The Arc of the Covenants
The conversation traced the pattern of covenant-making throughout Scripture. Adam, Noah, Moses — each covenant represents God reaching toward humanity and humanity failing to hold up its end. The pattern repeats. God gives more grace, more opportunity, more structure. And still the problem persists, because the problem is deeper than any external system can fix. Finally, the argument goes, God simply does it himself. The new covenant is not another attempt to give humanity better instructions. It’s God stepping in where humanity couldn’t and doing the saving work directly.
The Smell of Nard
The John passage brought the conversation into something more sensory and immediate. When Mary pours an entire pint of pure nard on Jesus’s feet, the text says the fragrance fills the whole house. The group sat with that image. In a world saturated with the smells of sacrifice, of animals and blood and burning, here is something different — an extravagant, disruptive, almost overwhelming act of devotion that nobody saw coming and nobody could ignore. The smell doesn’t ask permission. It just fills the room.

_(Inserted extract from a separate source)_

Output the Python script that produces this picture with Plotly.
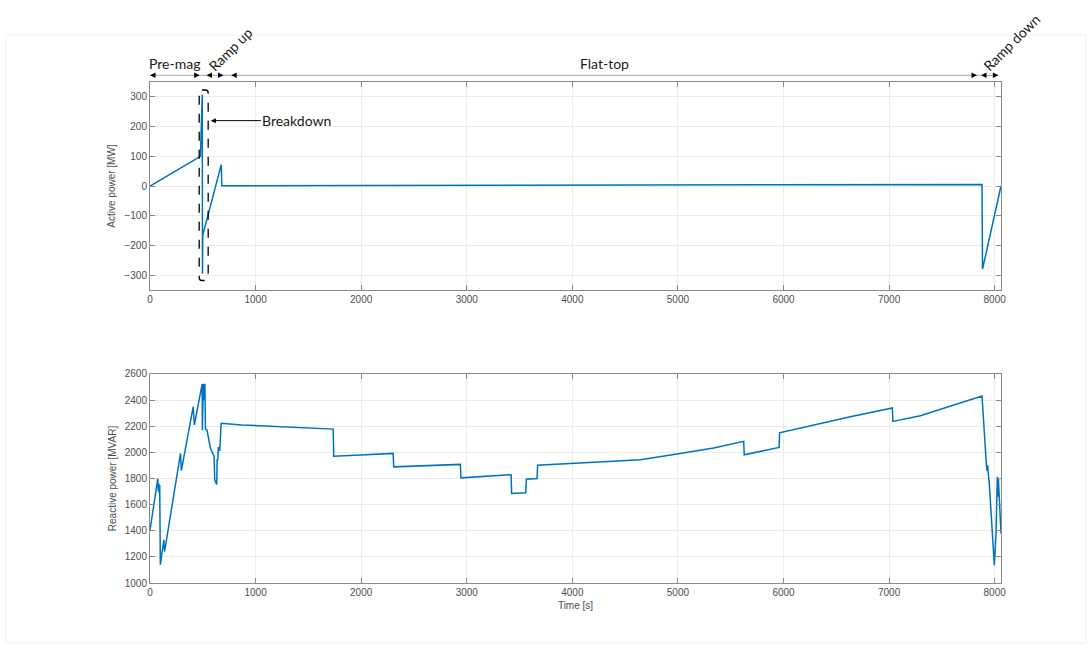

That image became a way of talking about Holy Week itself. The whole point of gathering on Thursday and Friday is disruption. Most weeks, fifty-one times a year, the invitation to worship is predictable. Holy Week is the one time the church asks people to do something genuinely inconvenient, to show up multiple times, to sit in services that don’t follow the normal pattern. Good Friday in particular ends in darkness without resolution. There’s no tidy close. You leave carrying something unfinished, because that’s where they were. That disruption isn’t incidental to Holy Week. It’s the point.
Judas in the Corner
The conversation couldn’t move past the John passage without noting Judas. He speaks up with what sounds like a reasonable concern — this perfume was worth a year’s wages, it could have fed people. And John, characteristically, gives us the editorial note: he didn’t say this because he cared about the poor. The reason goes unstated, which leaves the reader to speculate. Is he compensating for what he’s already decided to do? Is he performing concern he doesn’t feel? John doesn’t say. He just makes sure we know the words and the posture didn’t match.
Questions for Reflection
Hebrews describes the new covenant as God doing what humanity never could. Where in your life are you still trying to earn or manage what God has already provided?
Mary’s act of devotion was extravagant, disruptive, and possibly embarrassing. What would it look like for your faith to be that publicly and uncomplicatedly generous?
Are you planning to be present for Maundy Thursday and Good Friday services this week? If not, what is it costing you to skip the middle of the story?